[Data shown]
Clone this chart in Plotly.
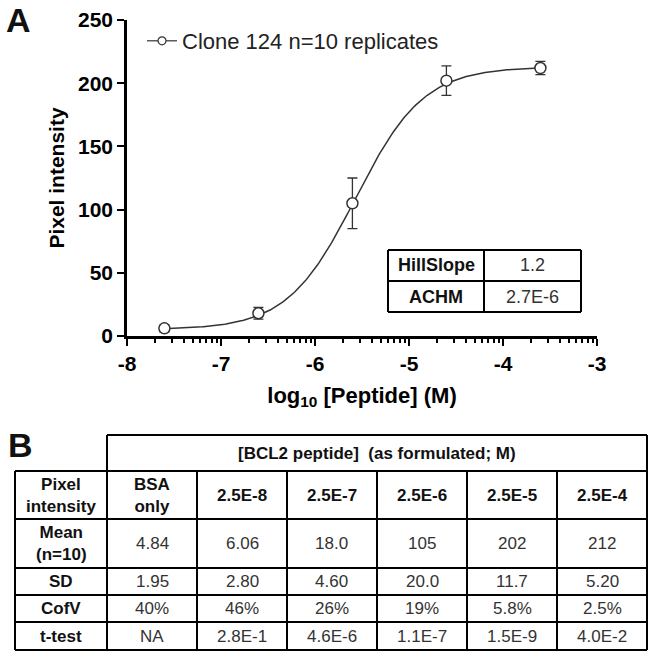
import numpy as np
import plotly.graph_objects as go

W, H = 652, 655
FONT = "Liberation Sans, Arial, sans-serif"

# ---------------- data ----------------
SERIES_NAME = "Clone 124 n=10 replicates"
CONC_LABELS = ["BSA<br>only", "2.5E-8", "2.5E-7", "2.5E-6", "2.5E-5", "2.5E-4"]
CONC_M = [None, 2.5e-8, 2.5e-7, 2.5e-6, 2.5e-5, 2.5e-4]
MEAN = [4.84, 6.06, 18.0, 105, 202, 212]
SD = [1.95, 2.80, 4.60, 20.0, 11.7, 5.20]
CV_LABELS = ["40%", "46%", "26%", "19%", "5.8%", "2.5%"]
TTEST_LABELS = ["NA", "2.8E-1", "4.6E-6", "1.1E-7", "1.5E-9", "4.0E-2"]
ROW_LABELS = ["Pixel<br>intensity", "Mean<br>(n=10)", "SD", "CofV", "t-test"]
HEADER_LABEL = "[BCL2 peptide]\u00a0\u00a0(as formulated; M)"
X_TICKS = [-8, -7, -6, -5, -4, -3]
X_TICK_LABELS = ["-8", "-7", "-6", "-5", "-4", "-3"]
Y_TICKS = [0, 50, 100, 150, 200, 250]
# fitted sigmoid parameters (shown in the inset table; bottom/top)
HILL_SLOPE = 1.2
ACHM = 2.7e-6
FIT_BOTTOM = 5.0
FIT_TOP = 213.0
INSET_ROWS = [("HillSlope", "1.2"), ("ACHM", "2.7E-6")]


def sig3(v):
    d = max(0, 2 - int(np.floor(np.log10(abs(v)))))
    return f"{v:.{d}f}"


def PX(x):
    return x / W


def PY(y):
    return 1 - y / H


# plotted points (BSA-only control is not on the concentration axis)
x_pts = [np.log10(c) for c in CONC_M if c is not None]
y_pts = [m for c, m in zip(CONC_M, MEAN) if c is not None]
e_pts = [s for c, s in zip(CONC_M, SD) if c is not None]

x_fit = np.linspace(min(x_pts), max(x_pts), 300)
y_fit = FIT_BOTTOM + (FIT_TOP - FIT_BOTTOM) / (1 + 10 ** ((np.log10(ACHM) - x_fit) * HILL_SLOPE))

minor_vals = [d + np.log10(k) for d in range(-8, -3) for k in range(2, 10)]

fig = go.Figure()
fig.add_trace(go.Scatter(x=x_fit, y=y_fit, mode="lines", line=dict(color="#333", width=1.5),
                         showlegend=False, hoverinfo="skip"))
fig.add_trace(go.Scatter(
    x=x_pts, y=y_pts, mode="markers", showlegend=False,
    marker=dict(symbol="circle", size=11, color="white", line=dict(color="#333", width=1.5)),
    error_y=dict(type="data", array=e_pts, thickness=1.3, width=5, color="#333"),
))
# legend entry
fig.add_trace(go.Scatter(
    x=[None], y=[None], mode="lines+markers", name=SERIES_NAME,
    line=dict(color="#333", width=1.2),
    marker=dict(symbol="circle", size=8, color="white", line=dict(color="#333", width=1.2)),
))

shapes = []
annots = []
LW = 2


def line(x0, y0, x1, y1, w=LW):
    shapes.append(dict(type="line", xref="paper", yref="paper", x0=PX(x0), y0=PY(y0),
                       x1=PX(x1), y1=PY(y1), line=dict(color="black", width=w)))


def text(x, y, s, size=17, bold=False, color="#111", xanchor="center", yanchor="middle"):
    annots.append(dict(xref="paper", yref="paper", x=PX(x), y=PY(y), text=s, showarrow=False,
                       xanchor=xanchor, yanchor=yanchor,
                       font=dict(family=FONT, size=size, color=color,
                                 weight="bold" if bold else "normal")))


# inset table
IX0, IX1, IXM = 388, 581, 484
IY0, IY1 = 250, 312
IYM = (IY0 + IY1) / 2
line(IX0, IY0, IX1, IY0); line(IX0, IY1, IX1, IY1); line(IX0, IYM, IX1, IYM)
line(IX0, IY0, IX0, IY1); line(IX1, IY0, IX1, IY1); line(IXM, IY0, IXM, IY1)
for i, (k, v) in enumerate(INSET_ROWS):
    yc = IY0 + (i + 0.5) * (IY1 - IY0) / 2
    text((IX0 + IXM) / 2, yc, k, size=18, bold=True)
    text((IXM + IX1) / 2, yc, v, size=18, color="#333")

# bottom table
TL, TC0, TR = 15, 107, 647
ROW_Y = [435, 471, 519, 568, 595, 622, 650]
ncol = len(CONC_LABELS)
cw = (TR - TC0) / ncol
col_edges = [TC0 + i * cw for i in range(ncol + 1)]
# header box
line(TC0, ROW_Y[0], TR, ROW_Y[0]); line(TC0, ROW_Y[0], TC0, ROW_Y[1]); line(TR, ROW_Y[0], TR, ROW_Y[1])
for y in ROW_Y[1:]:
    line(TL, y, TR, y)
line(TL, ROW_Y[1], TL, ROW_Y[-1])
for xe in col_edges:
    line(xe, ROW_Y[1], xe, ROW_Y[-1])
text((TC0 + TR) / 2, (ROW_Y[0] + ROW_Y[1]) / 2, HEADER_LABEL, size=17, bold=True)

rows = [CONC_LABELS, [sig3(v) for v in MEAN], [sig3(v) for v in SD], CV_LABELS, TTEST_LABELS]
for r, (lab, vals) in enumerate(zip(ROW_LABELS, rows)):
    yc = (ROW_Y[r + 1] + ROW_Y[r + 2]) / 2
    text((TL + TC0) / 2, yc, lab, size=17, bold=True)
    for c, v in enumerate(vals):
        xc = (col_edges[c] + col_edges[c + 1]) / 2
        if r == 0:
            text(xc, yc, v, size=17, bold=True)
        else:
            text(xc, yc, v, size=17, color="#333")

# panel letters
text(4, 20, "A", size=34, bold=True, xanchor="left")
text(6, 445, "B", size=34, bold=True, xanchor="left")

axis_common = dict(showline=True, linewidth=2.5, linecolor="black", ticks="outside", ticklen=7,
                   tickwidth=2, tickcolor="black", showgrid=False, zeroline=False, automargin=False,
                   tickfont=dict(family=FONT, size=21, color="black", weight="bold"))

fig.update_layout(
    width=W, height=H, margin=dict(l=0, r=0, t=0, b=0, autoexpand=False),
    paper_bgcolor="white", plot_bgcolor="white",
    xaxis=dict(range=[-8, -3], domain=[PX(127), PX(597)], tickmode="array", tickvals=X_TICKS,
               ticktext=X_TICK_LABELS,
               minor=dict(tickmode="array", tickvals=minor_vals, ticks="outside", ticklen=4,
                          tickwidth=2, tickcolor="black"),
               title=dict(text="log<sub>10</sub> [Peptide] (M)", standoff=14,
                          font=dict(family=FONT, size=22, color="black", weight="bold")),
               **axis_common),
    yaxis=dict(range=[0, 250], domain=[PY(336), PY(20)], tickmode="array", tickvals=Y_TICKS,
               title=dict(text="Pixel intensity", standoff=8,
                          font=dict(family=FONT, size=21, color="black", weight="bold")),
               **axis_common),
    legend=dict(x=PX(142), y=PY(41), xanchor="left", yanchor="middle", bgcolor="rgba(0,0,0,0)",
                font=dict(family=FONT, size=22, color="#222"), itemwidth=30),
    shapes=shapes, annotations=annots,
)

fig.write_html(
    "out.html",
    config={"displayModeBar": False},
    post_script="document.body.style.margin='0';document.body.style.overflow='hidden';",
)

[Objective]
Set every line down exactly as written, leaving each picture out.

[Expected output]
Clone this chart in Plotly.
import numpy as np
import plotly.graph_objects as go

W, H = 652, 655
FONT = "Liberation Sans, Arial, sans-serif"

# ---------------- data ----------------
SERIES_NAME = "Clone 124 n=10 replicates"
CONC_LABELS = ["BSA<br>only", "2.5E-8", "2.5E-7", "2.5E-6", "2.5E-5", "2.5E-4"]
CONC_M = [None, 2.5e-8, 2.5e-7, 2.5e-6, 2.5e-5, 2.5e-4]
MEAN = [4.84, 6.06, 18.0, 105, 202, 212]
SD = [1.95, 2.80, 4.60, 20.0, 11.7, 5.20]
CV_LABELS = ["40%", "46%", "26%", "19%", "5.8%", "2.5%"]
TTEST_LABELS = ["NA", "2.8E-1", "4.6E-6", "1.1E-7", "1.5E-9", "4.0E-2"]
ROW_LABELS = ["Pixel<br>intensity", "Mean<br>(n=10)", "SD", "CofV", "t-test"]
HEADER_LABEL = "[BCL2 peptide]\u00a0\u00a0(as formulated; M)"
X_TICKS = [-8, -7, -6, -5, -4, -3]
X_TICK_LABELS = ["-8", "-7", "-6", "-5", "-4", "-3"]
Y_TICKS = [0, 50, 100, 150, 200, 250]
# fitted sigmoid parameters (shown in the inset table; bottom/top)
HILL_SLOPE = 1.2
ACHM = 2.7e-6
FIT_BOTTOM = 5.0
FIT_TOP = 213.0
INSET_ROWS = [("HillSlope", "1.2"), ("ACHM", "2.7E-6")]


def sig3(v):
    d = max(0, 2 - int(np.floor(np.log10(abs(v)))))
    return f"{v:.{d}f}"


def PX(x):
    return x / W


def PY(y):
    return 1 - y / H


# plotted points (BSA-only control is not on the concentration axis)
x_pts = [np.log10(c) for c in CONC_M if c is not None]
y_pts = [m for c, m in zip(CONC_M, MEAN) if c is not None]
e_pts = [s for c, s in zip(CONC_M, SD) if c is not None]

x_fit = np.linspace(min(x_pts), max(x_pts), 300)
y_fit = FIT_BOTTOM + (FIT_TOP - FIT_BOTTOM) / (1 + 10 ** ((np.log10(ACHM) - x_fit) * HILL_SLOPE))

minor_vals = [d + np.log10(k) for d in range(-8, -3) for k in range(2, 10)]

fig = go.Figure()
fig.add_trace(go.Scatter(x=x_fit, y=y_fit, mode="lines", line=dict(color="#333", width=1.5),
                         showlegend=False, hoverinfo="skip"))
fig.add_trace(go.Scatter(
    x=x_pts, y=y_pts, mode="markers", showlegend=False,
    marker=dict(symbol="circle", size=11, color="white", line=dict(color="#333", width=1.5)),
    error_y=dict(type="data", array=e_pts, thickness=1.3, width=5, color="#333"),
))
# legend entry
fig.add_trace(go.Scatter(
    x=[None], y=[None], mode="lines+markers", name=SERIES_NAME,
    line=dict(color="#333", width=1.2),
    marker=dict(symbol="circle", size=8, color="white", line=dict(color="#333", width=1.2)),
))

shapes = []
annots = []
LW = 2


def line(x0, y0, x1, y1, w=LW):
    shapes.append(dict(type="line", xref="paper", yref="paper", x0=PX(x0), y0=PY(y0),
                       x1=PX(x1), y1=PY(y1), line=dict(color="black", width=w)))


def text(x, y, s, size=17, bold=False, color="#111", xanchor="center", yanchor="middle"):
    annots.append(dict(xref="paper", yref="paper", x=PX(x), y=PY(y), text=s, showarrow=False,
                       xanchor=xanchor, yanchor=yanchor,
                       font=dict(family=FONT, size=size, color=color,
                                 weight="bold" if bold else "normal")))


# inset table
IX0, IX1, IXM = 388, 581, 484
IY0, IY1 = 250, 312
IYM = (IY0 + IY1) / 2
line(IX0, IY0, IX1, IY0); line(IX0, IY1, IX1, IY1); line(IX0, IYM, IX1, IYM)
line(IX0, IY0, IX0, IY1); line(IX1, IY0, IX1, IY1); line(IXM, IY0, IXM, IY1)
for i, (k, v) in enumerate(INSET_ROWS):
    yc = IY0 + (i + 0.5) * (IY1 - IY0) / 2
    text((IX0 + IXM) / 2, yc, k, size=18, bold=True)
    text((IXM + IX1) / 2, yc, v, size=18, color="#333")

# bottom table
TL, TC0, TR = 15, 107, 647
ROW_Y = [435, 471, 519, 568, 595, 622, 650]
ncol = len(CONC_LABELS)
cw = (TR - TC0) / ncol
col_edges = [TC0 + i * cw for i in range(ncol + 1)]
# header box
line(TC0, ROW_Y[0], TR, ROW_Y[0]); line(TC0, ROW_Y[0], TC0, ROW_Y[1]); line(TR, ROW_Y[0], TR, ROW_Y[1])
for y in ROW_Y[1:]:
    line(TL, y, TR, y)
line(TL, ROW_Y[1], TL, ROW_Y[-1])
for xe in col_edges:
    line(xe, ROW_Y[1], xe, ROW_Y[-1])
text((TC0 + TR) / 2, (ROW_Y[0] + ROW_Y[1]) / 2, HEADER_LABEL, size=17, bold=True)

rows = [CONC_LABELS, [sig3(v) for v in MEAN], [sig3(v) for v in SD], CV_LABELS, TTEST_LABELS]
for r, (lab, vals) in enumerate(zip(ROW_LABELS, rows)):
    yc = (ROW_Y[r + 1] + ROW_Y[r + 2]) / 2
    text((TL + TC0) / 2, yc, lab, size=17, bold=True)
    for c, v in enumerate(vals):
        xc = (col_edges[c] + col_edges[c + 1]) / 2
        if r == 0:
            text(xc, yc, v, size=17, bold=True)
        else:
            text(xc, yc, v, size=17, color="#333")

# panel letters
text(4, 20, "A", size=34, bold=True, xanchor="left")
text(6, 445, "B", size=34, bold=True, xanchor="left")

axis_common = dict(showline=True, linewidth=2.5, linecolor="black", ticks="outside", ticklen=7,
                   tickwidth=2, tickcolor="black", showgrid=False, zeroline=False, automargin=False,
                   tickfont=dict(family=FONT, size=21, color="black", weight="bold"))

fig.update_layout(
    width=W, height=H, margin=dict(l=0, r=0, t=0, b=0, autoexpand=False),
    paper_bgcolor="white", plot_bgcolor="white",
    xaxis=dict(range=[-8, -3], domain=[PX(127), PX(597)], tickmode="array", tickvals=X_TICKS,
               ticktext=X_TICK_LABELS,
               minor=dict(tickmode="array", tickvals=minor_vals, ticks="outside", ticklen=4,
                          tickwidth=2, tickcolor="black"),
               title=dict(text="log<sub>10</sub> [Peptide] (M)", standoff=14,
                          font=dict(family=FONT, size=22, color="black", weight="bold")),
               **axis_common),
    yaxis=dict(range=[0, 250], domain=[PY(336), PY(20)], tickmode="array", tickvals=Y_TICKS,
               title=dict(text="Pixel intensity", standoff=8,
                          font=dict(family=FONT, size=21, color="black", weight="bold")),
               **axis_common),
    legend=dict(x=PX(142), y=PY(41), xanchor="left", yanchor="middle", bgcolor="rgba(0,0,0,0)",
                font=dict(family=FONT, size=22, color="#222"), itemwidth=30),
    shapes=shapes, annotations=annots,
)

fig.write_html(
    "out.html",
    config={"displayModeBar": False},
    post_script="document.body.style.margin='0';document.body.style.overflow='hidden';",
)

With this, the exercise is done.